As another example, margins do not collapse across formatting context boundaries.
Exclusions are able to affect content across formatting context boundaries. (At time of writing, they are the layout feature that can.) [CSS3-EXCLUSIONS]
- block formatting context
- inline formatting context
- Block and inline formatting contexts are defined in CSS 2.1 Section 9.4.
- BFC
- Informal abbreviation for block formatting context. Often used to refer to a block formatting context root, that is, a block box that establishes a new block formatting context for its contents.
- out-of-flow
- in-flow
-
A box is in-flow if it is floated (via float)
or absolutely-positioned (via absolute or fixed positioning).
A box is in-flow if it not out-of-flow.
Note: some formatting contexts inhibit floating, so that an element with float: left is not necessarily out-of-flow.
CSS2.1 defines the root element as out-of-flow.
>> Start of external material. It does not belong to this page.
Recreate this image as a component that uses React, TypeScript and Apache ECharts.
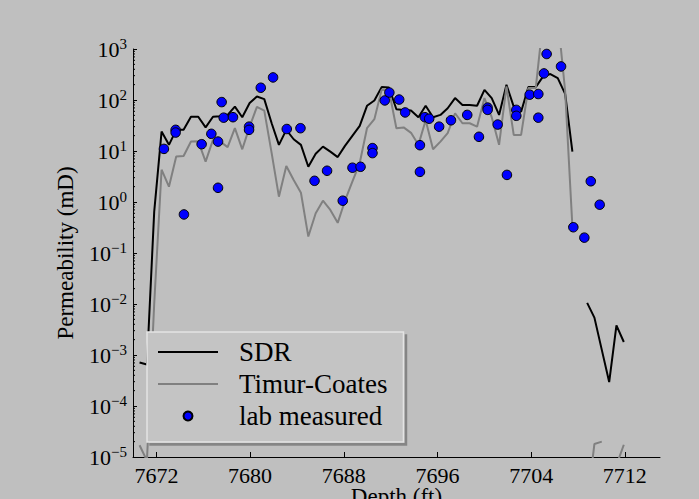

This seems to me to be more likely to cause problems in our specs than not. Should we change that definition or copy it over?
See [CSS2] Chapter 9 for a fuller definition of these terms.
Acknowledgments
We would like to thank the many people who have attempted to separate out the disparate details of box generation over the years, most particularly Bert Bos, whose last attempt with display-model and display-role didn’t get anywhere, but primed us for the current spec, and Anton Prowse, whose relentless assault on CSS2.1 Chapter 9 forced some order out of the chaos.
We would also like to thank the many JavaScript libraries such as jQuery which have hacked around the "what display should I give it when you call .show()?" problem, making it extremely clear that something needed to be done on our part.
Changes
Changes since the 21 July 2015 Working Draft include:
- Added definitions for in-flow and out-of-flow to glossary.
Changes since the 11 September 2014 Working Draft include:
- Removed display-inside, display-outside, and display-extras longhands, in favor of just making display multi-value. (This was done to impose constraints on what can be combined. Future levels of this specification may relax some or all of those restrictions if they become unnecessary or unwanted.)
- Created the flow and flow-root inner display types to better express flow layout display types and to create an explicit switch for making an element a BFC root. (This should eliminate the need for hacks like ::after { clear: both; } and overflow: hidden that are intended to accomplish this purpose.)